Marty dalam pertemuan tingkat tinggi hari Kamis untuk memperingati 10 tahun Deklarasi Durban tentang anti-rasisme menyampaikan pertanyaan Indonesia atas nama 54 negara Asia Pasifik.

Indonesia meminta semua pihak untuk terus bekerja mencapai tujuan bersama dalam menjamin masyarakat untuk dapat menikmati hak-hak asasi manusia serta kebebasan mendasar, terutama bagi para korban rasisme.

Dalam pernyataannya, Menlu Marty memperingatkan semua pihak apakah sudah benar-benar bersatu dalam upaya menangani para korban rasisme, diskriminasi karena ras, xenophobia dan sikap-sikap intoleran lainnya seperti yang disebutkan dalam Deklarasi Durban dan Rencana Aksi.

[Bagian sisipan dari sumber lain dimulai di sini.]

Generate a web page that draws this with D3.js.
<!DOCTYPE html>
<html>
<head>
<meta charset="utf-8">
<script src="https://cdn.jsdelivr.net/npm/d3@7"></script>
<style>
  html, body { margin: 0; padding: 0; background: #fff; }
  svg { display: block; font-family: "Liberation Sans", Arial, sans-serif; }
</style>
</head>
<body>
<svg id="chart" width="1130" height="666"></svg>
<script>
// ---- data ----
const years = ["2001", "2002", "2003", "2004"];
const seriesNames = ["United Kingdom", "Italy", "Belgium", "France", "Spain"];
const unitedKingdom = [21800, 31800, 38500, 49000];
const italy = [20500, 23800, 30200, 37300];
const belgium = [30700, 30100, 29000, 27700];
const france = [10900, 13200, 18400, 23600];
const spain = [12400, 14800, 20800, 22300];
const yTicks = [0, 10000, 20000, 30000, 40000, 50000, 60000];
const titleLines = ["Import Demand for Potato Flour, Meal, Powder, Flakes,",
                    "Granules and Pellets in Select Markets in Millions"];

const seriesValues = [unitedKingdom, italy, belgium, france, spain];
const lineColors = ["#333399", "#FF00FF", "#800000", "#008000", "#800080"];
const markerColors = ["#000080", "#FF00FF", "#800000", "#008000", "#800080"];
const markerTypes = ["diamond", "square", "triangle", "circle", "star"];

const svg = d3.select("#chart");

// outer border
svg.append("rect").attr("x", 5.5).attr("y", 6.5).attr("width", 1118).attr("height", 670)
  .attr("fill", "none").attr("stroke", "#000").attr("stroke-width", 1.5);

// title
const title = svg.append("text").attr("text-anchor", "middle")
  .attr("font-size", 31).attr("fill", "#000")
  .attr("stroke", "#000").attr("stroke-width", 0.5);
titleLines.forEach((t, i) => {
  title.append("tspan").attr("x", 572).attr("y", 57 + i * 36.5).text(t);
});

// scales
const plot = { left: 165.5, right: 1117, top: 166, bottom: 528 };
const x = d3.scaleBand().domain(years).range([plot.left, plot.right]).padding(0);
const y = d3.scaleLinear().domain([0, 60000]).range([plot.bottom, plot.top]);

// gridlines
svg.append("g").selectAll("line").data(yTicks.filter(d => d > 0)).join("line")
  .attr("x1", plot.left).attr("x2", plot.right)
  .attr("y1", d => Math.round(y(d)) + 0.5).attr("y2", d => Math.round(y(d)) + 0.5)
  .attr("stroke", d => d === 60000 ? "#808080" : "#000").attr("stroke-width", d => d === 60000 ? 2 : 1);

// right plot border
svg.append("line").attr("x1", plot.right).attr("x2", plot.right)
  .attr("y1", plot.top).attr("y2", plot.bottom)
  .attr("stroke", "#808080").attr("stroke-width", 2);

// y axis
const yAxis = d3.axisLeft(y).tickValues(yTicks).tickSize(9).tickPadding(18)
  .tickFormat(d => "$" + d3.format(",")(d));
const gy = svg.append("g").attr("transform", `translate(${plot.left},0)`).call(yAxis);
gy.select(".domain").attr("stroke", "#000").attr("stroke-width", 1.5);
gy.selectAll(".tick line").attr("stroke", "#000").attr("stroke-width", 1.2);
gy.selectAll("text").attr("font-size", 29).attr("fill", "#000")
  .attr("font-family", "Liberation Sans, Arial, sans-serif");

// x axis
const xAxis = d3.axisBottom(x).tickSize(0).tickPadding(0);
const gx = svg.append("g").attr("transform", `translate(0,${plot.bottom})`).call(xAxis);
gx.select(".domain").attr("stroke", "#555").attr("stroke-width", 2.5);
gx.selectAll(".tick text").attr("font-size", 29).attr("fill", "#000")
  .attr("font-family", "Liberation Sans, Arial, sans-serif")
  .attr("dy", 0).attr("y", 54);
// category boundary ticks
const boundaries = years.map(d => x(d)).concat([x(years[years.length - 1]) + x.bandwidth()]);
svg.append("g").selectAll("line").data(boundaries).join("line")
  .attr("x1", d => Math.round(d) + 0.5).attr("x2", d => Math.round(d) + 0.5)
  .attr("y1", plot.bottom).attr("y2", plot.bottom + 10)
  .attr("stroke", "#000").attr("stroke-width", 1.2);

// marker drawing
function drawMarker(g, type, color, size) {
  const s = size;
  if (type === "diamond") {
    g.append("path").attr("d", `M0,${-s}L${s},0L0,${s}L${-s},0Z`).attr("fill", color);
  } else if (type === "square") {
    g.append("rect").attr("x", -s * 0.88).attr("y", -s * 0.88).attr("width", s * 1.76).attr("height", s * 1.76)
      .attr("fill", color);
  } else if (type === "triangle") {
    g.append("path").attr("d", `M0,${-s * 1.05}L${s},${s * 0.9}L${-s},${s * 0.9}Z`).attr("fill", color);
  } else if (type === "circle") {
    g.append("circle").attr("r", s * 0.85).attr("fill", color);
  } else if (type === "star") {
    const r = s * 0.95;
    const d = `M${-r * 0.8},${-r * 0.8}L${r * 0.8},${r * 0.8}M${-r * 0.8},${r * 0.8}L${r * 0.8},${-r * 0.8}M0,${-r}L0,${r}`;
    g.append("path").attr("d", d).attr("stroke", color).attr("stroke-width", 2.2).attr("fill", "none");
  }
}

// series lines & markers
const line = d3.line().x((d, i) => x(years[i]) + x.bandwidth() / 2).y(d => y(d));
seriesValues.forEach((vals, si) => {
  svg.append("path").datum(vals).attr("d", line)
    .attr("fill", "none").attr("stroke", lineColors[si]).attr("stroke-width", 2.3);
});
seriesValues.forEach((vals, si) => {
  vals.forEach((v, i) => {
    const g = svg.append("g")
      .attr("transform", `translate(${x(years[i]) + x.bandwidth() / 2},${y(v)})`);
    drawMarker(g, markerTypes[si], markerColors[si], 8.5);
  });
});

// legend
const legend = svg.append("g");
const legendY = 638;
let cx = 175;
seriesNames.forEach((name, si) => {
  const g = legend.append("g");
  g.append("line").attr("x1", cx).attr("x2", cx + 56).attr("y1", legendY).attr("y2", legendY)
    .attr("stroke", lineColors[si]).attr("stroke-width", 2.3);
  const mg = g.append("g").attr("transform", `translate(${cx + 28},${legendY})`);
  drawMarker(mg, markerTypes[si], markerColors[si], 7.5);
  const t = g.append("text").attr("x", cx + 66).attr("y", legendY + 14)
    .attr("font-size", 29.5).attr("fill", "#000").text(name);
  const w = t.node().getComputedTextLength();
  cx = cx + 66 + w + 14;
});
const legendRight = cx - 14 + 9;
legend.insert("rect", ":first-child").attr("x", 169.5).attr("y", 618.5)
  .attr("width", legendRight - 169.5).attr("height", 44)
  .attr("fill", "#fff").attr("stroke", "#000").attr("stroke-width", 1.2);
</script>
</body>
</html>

"Kita melihat tumbuhnya tantangan-tantangan dalam bentuk baru, seperti perdagangan manusia, yang korbannya adalah cenderung perempuan dan anak-anak dari kalangan tingkat sosial ekonomi rendah. Diskriminasi tidak akan hilang dengan sendirinya, harus ditangani secara serius. Kalau tidak, bisa menjadi penyebab kerusuhan sosial dan kekerasan," kata Marty.